On June 2, 2014, the trial court entered a form order setting a case management conference for July 9, 2014. It stated that “failure to appear will result in dismissal of the case.” Counsel for Jenkins and Murdock failed to appear at the conference. Following the case management conference, the trial court entered a form order that contained a section providing for dismissal. The trial court checked a box reading that “Defendant appeared; however, Plaintiff failed to appear. The above styled case is hereby dismissed without prejudice.” The order contained no other findings.

Counsel filed a verified motion for rehearing, an unverified motion to vacate the judgment, and a verified motion to vacate the judgment. He alleged that he had not received notice of the case management conference and that had he received such notice, he would have appeared as required. Counsel asked the trial court to issue sanctions against him rather than dismissing the case as to his clients, because his clients had not been responsible for counsel’s failure to appear at the case management conference. The trial court denied all three motions.

Rule 1.200(c) authorizes a trial court to order a case management conference and to dismiss an action where a party fails to attend such a conference. However, where a trial court dismisses a suit for failure to attend a case management conference, its order must “contain findings that the party’s actions were flagrant, willful, persistent, or otherwise aggravated.” Drakeford v. Barnett Bank of Tampa, 694 So. 2d 822, 824 (Fla. 2d DCA 1997) (citing Clark v. Sturks, 668 So. 2d 1106, 1107 (Fla. 2d DCA 1996)); see also Commonwealth Fed. Sav. & Loan Ass’n v. Tubero, 569 So. 2d 1271 (Fla. 1990). A trial court’s failure to comply with that requirement takes on special significance where, as here, the expiration of the statute of limitations makes the dismissal a dismissal with prejudice “for all practical purposes.” See Anthony v. Schmidtt, 557 So. 2d 656, 662 (Fla. 2d DCA 1990); see also Martinez v. Collier Cty. Pub.

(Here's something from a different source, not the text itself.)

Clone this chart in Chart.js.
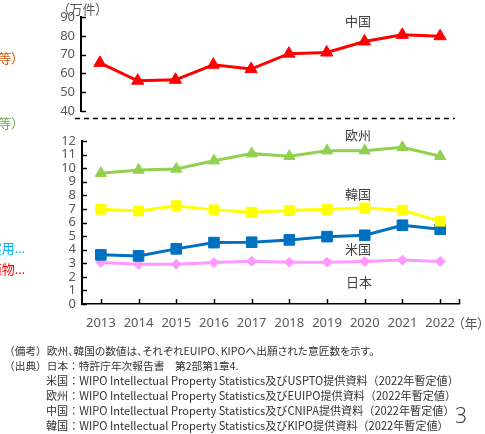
<!DOCTYPE html>
<html>
<head>
<meta charset="utf-8">
<script src="https://cdn.jsdelivr.net/npm/chart.js@4"></script>
<style>
  html, body { margin: 0; padding: 0; background: #fff; }
  body { width: 485px; height: 434px; position: relative; overflow: hidden;
         font-family: "Noto Sans", "Noto Sans CJK JP", sans-serif; }
  canvas { position: absolute; left: 0; top: 0; }
  .t { position: absolute; white-space: nowrap; line-height: 1; font-feature-settings: "palt"; }
  .lbl { font-size: 13px; color: #404040; transform: translate(-50%, -50%); }
  .cut { font-size: 13px; transform: translateY(-50%); }
  .note { font-size: 10.7px; color: #333; transform: translateY(-50%);
          font-family: "Noto Sans CJK JP", sans-serif; font-feature-settings: normal; }
  .note .p { font-feature-settings: "palt"; }
  .src { font-size: 11.1px; }
</style>
</head>
<body>
<canvas id="topChart" width="485" height="434"></canvas>
<canvas id="bottomChart" width="485" height="434"></canvas>

<div class="t" style="left:63px; top:3px; font-size:13px; color:#595959;">（万件）</div>
<div class="t" style="left:458px; top:317px; font-size:13px; color:#595959;">（年）</div>

<div class="t lbl" style="left:358px; top:21px;">中国</div>
<div class="t lbl" style="left:358px; top:135px;">欧州</div>
<div class="t lbl" style="left:358px; top:194px;">韓国</div>
<div class="t lbl" style="left:358px; top:249px;">米国</div>
<div class="t lbl" style="left:359px; top:282px;">日本</div>

<div class="t cut" style="right:467px; top:58px; color:#C55A11;">（意匠等）</div>
<div class="t cut" style="right:467px; top:123px; color:#70AD47;">（意匠等）</div>
<div class="t cut" style="right:460px; top:248px; color:#00B0F0;">実用…</div>
<div class="t cut" style="right:460px; top:269px; color:#FF0000;">植物…</div>

<div class="t note" style="left:4px; top:351px;">（備考）<span class="p">欧州、韓国の数値は、それぞれEUIPO、KIPOへ出願された意匠数を示す。</span></div>
<div class="t note" style="left:4px; top:366px;">（出典）日本：特許庁年次報告書　第2部第1章4.</div>
<div class="t note src" style="left:46px; top:381px;">米国：WIPO Intellectual Property Statistics及びUSPTO提供資料（2022年暫定値）</div>
<div class="t note src" style="left:46px; top:396px;">欧州：WIPO Intellectual Property Statistics及びEUIPO提供資料（2022年暫定値）</div>
<div class="t note src" style="left:46px; top:411px;">中国：WIPO Intellectual Property Statistics及びCNIPA提供資料（2022年暫定値）</div>
<div class="t note src" style="left:46px; top:426px;">韓国：WIPO Intellectual Property Statistics及びKIPO提供資料（2022年暫定値）</div>
<div class="t" style="left:455px; top:405px; font-size:21px; color:#404040; font-weight:300;">3</div>

<script>
// design applications, 10,000 units
const years = ['2013', '2014', '2015', '2016', '2017', '2018', '2019', '2020', '2021', '2022'];
const china = [65.6, 56.1, 56.6, 64.6, 62.3, 70.5, 71.1, 77.0, 80.5, 79.8];
const europe = [9.63, 9.87, 9.94, 10.55, 11.07, 10.88, 11.29, 11.29, 11.54, 10.88];
const korea = [6.98, 6.85, 7.24, 6.93, 6.75, 6.88, 6.97, 7.07, 6.90, 6.10];
const usa = [3.62, 3.54, 4.06, 4.52, 4.55, 4.72, 4.96, 5.06, 5.80, 5.50];
const japan = [3.05, 2.93, 2.93, 3.05, 3.15, 3.08, 3.08, 3.13, 3.23, 3.13];

const tickColor = '#595959';
const tickFont = { family: '"Noto Sans", sans-serif', size: 13 };

// small tick marks drawn inward (right of y axis, above x axis), plus the break line
const innerTicks = {
    id: 'innerTicks',
    afterDraw(chart, args, opts) {
        const ctx = chart.ctx;
        const area = chart.chartArea;
        const y = chart.scales.y;
        ctx.save();
        ctx.strokeStyle = '#000';
        ctx.lineWidth = 1.5;
        y.ticks.forEach(t => {
            const py = Math.round(y.getPixelForValue(t.value)) + 0.5;
            ctx.beginPath();
            ctx.moveTo(area.left, py);
            ctx.lineTo(area.left + 5, py);
            ctx.stroke();
        });
        if (opts.xTicks) {
            const x = chart.scales.x;
            const xs = years.map((_, i) => x.getPixelForValue(i));
            xs.push(area.right);
            xs.forEach(px => {
                ctx.beginPath();
                ctx.moveTo(Math.round(px) + 0.5, area.bottom);
                ctx.lineTo(Math.round(px) + 0.5, area.bottom - 5);
                ctx.stroke();
            });
        }
        if (opts.breakLine) {
            ctx.setLineDash([5, 4]);
            ctx.lineWidth = 1.5;
            ctx.beginPath();
            ctx.moveTo(75, area.bottom + 7.5);
            ctx.lineTo(455, area.bottom + 7.5);
            ctx.stroke();
        }
        ctx.restore();
    }
};

function lineSet(label, data, color, style, radius) {
    return {
        label: label,
        data: data,
        borderColor: color,
        backgroundColor: color,
        borderWidth: 3,
        pointStyle: style,
        pointRadius: radius,
        pointBorderWidth: 1,
        tension: 0
    };
}

new Chart(document.getElementById('topChart'), {
    type: 'line',
    data: {
        labels: years,
        datasets: [lineSet('中国', china, '#FF0000', 'triangle', 7)]
    },
    options: {
        responsive: false,
        animation: false,
        devicePixelRatio: 1,
        layout: { padding: { left: 0, top: 17, right: 26, bottom: 323 } },
        plugins: { legend: { display: false }, tooltip: { enabled: false },
                   innerTicks: { breakLine: true } },
        scales: {
            x: { display: false, offset: true },
            y: {
                min: 40, max: 90,
                ticks: { stepSize: 10, color: tickColor, font: tickFont, padding: 6 },
                grid: { drawOnChartArea: false, drawTicks: false },
                border: { display: true, color: '#000', width: 2 },
                afterFit(s) { s.width = 81; }
            }
        }
    },
    plugins: [innerTicks]
});

new Chart(document.getElementById('bottomChart'), {
    type: 'line',
    data: {
        labels: years,
        datasets: [
            lineSet('欧州', europe, '#92D050', 'triangle', 6.5),
            lineSet('韓国', korea, '#FFFF00', 'rect', 7),
            lineSet('米国', usa, '#0070C0', 'rect', 7.5),
            lineSet('日本', japan, '#FF99FF', 'rectRot', 5)
        ]
    },
    options: {
        responsive: false,
        animation: false,
        devicePixelRatio: 1,
        layout: { padding: { left: 0, top: 141, right: 26, bottom: 100 } },
        plugins: { legend: { display: false }, tooltip: { enabled: false },
                   innerTicks: { xTicks: true } },
        scales: {
            x: {
                offset: true,
                ticks: { color: tickColor, font: tickFont, padding: 11, maxRotation: 0 },
                grid: { drawOnChartArea: false, drawTicks: false, offset: false },
                border: { display: true, color: '#000', width: 1.5 },
                afterFit(s) { s.height = 30; }
            },
            y: {
                min: 0, max: 12,
                ticks: { stepSize: 1, autoSkip: false, color: tickColor, font: tickFont, padding: 6 },
                grid: { drawOnChartArea: false, drawTicks: false },
                border: { display: true, color: '#000', width: 2 },
                afterFit(s) { s.width = 82; }
            }
        }
    },
    plugins: [innerTicks]
});
</script>
</body>
</html>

Sch., 804 So. 2d 559, 560 (Fla. 1st DCA 2002).

Although the transcript of the hearing on the motion to vacate reflects understandable skepticism on the part of the trial court about counsel’s explanation for his failure to attend the case management conference, neither the trial court’s form order of dismissal, nor its orders denying Jenkins’ and Murdock’s postdismissal motions, nor the relevant transcripts contain findings that the failure to attend was willful, flagrant, persistent, or otherwise aggravated. Accordingly, we are required to reverse the order dismissing the case and remand for further proceedings. See Anthony, 557 So. 2d at 662. Our reversal renders Jenkins’ and Murdock’s contention that they were denied due process moot, and we do not address it.

On remand, the trial court is free to conduct such proceedings with respect to counsel’s failure to attend the case management conference, if any, as it sees fit. We express no judgment as to whether the facts of record or those that might be adduced in proceedings on remand warrant a dismissal of the action. We note, however, that absent evidence of client consent to or participation in the attorney’s misconduct, it is typically more appropriate to sanction an attorney for his failings than to require his clients to suffer the pains of the attorney’s errors or omissions. See id.

Reversed and remanded for further proceedings. (ALTENBERND and KELLY, JJ., Concur.)